New York State's Economic Recovery May Be Losing Steam

Wall Street Job Losses Are Mounting

While New York State has regained 46 percent of the jobs it lost during the recession, in recent months the state has seen a decline in jobs while the nation has been adding them, according to a new report on economic trends released today by New York State Comptroller Thomas P. DiNapoli.

"New York's recovery appears to be losing momentum, which raises concerns about the pace of the economic recovery in 2012," DiNapoli said. "The ranks of the long-term unemployed have grown markedly and those that have found jobs are being paid less. New York's economy has improved over the past two years, but not all New Yorkers have benefitted equally."

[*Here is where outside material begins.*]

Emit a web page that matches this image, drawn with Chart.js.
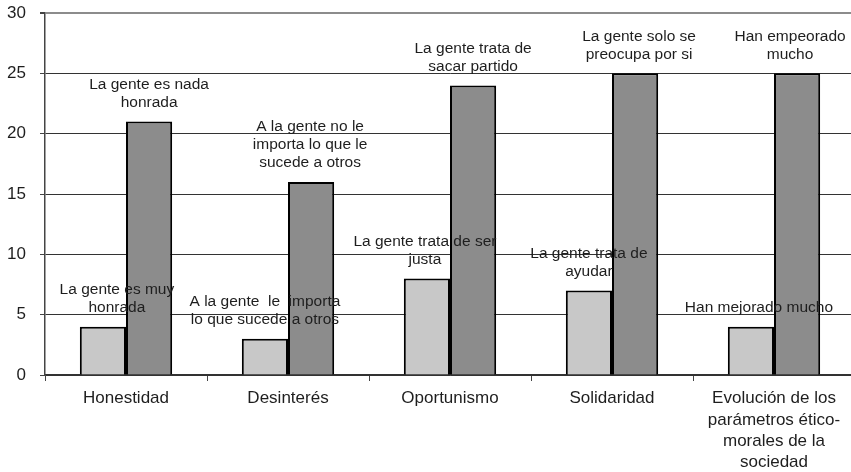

As of December 2011, New York had regained 154,300 of the 333,400 jobs that were lost in the recession. New York ranked 16th among the 50 states in jobs regained, performing well-above the national average of 34 percent. Job growth in New York, however, was weak in the second half of 2011, with the state losing 11,200 private sector jobs since July. In addition, the average salaries of the jobs created in the past two years is more than 40 percent lower than the average salaries of the jobs lost during the recession.

The securities industry, a key economic engine for New York City and the state, lost $3 billion in the third quarter of 2011 and most large firms reported weak earnings for the fourth quarter. Job losses in the securities sector continue to grow as the industry downsizes in response to reduced profitability with 4,300 jobs lost since April 2011. Cash bonuses are also expected to be much lower than last year. Past studies by DiNapoli have found that the securities industry has a strong multiplier effect on the broader economy.

There have been some positive developments in recent months. The January 2012 Empire State Manufacturing Survey indicates that manufacturing activity is at its highest level in the past nine months. In the final months of 2011, consumer confidence improved sharply and initial unemployment claims have fallen over the past year. State sales tax collections rose by 4.5 percent in 2011, driven by tourism.

While the state has regained nearly half of the jobs lost during the recession, job gains have been uneven around the state. New York City has done well, regaining 52 percent of the jobs lost during the recession, but the city's suburbs have not fared well. The suburban counties in the Lower Hudson Valley have regained only 14 percent of the jobs lost, while Long Island lost an additional 2,500 jobs since December 2009.

Rochester regained 98 percent of the jobs lost, but Kodak filing for bankruptcy protection could result in thousands of lost jobs. Most other upstate metropolitan areas experienced weak job growth, while three upstate cites, Albany (1,700), Ithaca (1,000) and Binghamton (700), continue to experience job losses.

The report also found that:

  • Over the past two years, the government sector has shed 29,300 jobs (1.9 percent) in response to fiscal pressures brought on by the recession, as well as the loss of federal stimulus aid.
  • New York's Gross State Product is forecast to weaken in 2012, growing by only 1.7 percent, which is even less than the national forecast of 2 percent as consumer and business spending weaken and government spending contracts.
  • The state's unemployment rate remained at 8 percent in December 2011. There has been little change in the state's unemployment rate over the past year since it declined to 8.2 percent in December 2010.
  • The number of long-term unemployed people has increased significantly over the past two years. More than 350,000 state residents were without a job for at least 27 weeks in December 2011. While this is 23,000 less than one year earlier, it was 230,000 more than in December 2008. The long-term unemployed now comprise 40 percent of the unemployed, more than twice the rate than in December 2008.
  • Unemployment rates in New York City, Glens Falls, Binghamton and Utica-Rome exceeded the statewide rate in December 2011.
  • The residential real estate market in most upstate communities improved in 2011, but weakened in New York City's suburbs. Residential and commercial markets strengthened in Manhattan in 2011.